Aim >> Look through the data below. Show each line where the string "this" occurs.

Data extract >>
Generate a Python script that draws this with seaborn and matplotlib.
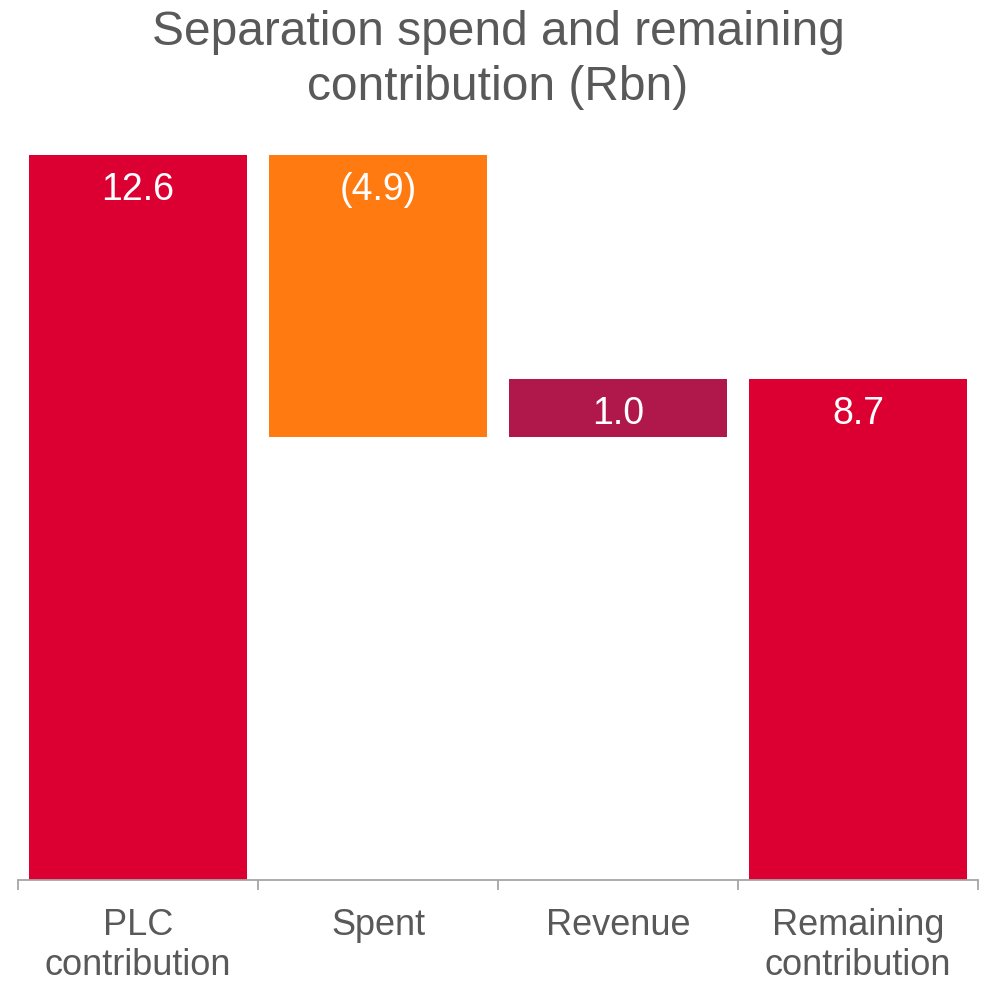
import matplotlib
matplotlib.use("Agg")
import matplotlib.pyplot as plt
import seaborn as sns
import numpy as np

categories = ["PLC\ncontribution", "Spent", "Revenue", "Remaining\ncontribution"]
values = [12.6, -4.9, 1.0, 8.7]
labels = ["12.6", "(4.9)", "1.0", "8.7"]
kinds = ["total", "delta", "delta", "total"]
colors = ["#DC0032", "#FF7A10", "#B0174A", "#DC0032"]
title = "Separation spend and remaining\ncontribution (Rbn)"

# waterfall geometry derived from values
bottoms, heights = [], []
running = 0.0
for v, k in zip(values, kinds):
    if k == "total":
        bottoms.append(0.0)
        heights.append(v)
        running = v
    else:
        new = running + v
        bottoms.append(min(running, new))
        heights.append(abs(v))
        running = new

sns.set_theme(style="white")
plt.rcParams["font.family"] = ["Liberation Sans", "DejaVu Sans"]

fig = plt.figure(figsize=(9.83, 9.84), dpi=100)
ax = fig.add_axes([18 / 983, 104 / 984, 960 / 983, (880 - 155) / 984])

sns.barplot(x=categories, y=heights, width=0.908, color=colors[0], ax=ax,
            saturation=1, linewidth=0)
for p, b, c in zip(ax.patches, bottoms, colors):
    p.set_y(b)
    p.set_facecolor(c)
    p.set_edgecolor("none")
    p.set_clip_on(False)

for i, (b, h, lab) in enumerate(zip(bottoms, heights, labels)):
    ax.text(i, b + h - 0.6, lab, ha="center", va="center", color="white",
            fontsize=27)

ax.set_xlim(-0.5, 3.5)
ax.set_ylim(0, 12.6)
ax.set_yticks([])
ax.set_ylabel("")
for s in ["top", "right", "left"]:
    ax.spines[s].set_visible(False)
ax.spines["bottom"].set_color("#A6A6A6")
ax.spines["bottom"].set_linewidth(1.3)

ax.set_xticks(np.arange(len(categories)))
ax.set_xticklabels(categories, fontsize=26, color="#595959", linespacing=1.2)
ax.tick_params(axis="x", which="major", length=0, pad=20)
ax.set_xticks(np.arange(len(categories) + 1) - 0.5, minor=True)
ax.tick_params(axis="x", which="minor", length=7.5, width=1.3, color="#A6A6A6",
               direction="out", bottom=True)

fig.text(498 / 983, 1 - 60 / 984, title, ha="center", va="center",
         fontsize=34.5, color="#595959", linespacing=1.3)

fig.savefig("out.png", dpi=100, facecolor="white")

...

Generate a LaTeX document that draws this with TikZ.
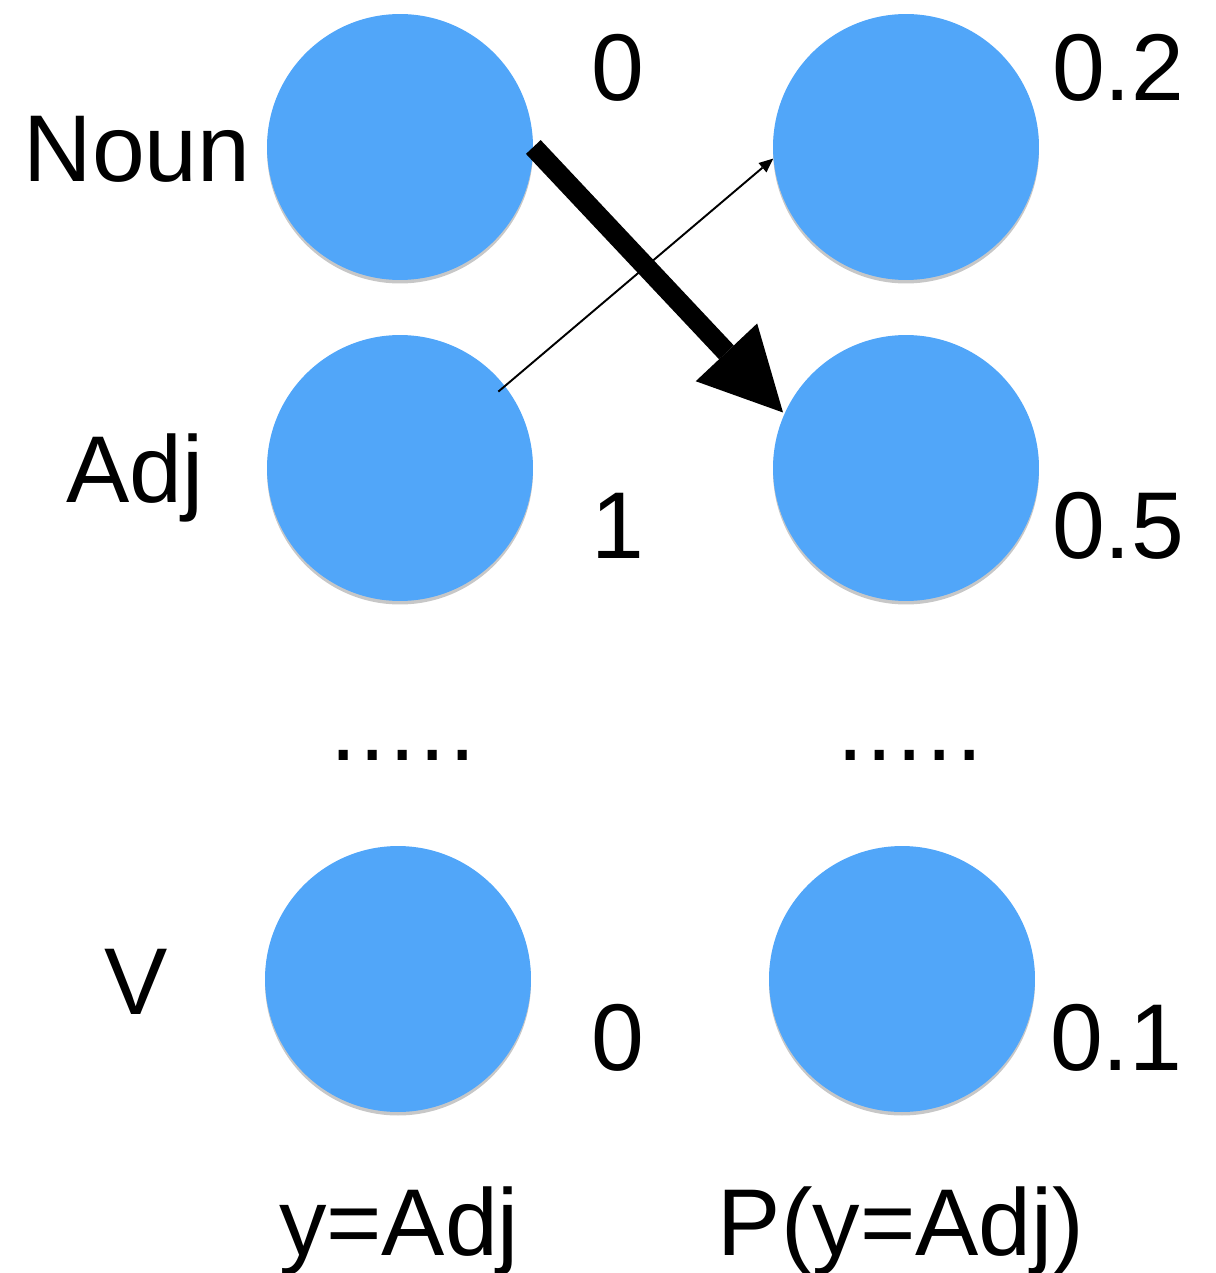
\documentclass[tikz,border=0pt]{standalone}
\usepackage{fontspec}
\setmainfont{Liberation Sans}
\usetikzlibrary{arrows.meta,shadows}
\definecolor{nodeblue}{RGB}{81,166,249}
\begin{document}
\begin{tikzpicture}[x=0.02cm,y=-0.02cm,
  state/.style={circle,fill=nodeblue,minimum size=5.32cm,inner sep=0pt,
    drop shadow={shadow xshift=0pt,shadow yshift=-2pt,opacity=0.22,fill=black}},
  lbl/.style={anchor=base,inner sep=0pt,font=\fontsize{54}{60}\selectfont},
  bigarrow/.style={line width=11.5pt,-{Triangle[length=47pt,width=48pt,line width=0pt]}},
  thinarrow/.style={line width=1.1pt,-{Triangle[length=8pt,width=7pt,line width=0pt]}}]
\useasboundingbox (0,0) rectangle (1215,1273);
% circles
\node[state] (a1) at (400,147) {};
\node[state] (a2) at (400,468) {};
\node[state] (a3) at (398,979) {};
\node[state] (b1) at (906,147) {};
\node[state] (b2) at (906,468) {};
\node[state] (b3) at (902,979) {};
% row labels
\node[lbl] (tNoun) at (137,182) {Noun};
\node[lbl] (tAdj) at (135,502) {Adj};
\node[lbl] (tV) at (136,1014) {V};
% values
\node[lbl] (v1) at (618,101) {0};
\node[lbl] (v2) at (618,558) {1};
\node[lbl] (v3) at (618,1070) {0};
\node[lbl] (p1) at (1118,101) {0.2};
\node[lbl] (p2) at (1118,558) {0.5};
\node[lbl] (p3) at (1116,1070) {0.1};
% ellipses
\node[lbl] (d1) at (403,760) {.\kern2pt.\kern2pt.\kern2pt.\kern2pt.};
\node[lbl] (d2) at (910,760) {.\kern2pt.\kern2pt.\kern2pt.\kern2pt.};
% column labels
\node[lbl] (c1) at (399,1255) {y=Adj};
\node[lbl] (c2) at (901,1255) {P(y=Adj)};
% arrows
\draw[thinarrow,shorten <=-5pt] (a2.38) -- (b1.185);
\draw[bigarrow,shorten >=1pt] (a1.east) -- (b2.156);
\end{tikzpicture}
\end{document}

The solution >>
Generate a Python script that draws this with seaborn and matplotlib.
Generate a LaTeX document that draws this with TikZ.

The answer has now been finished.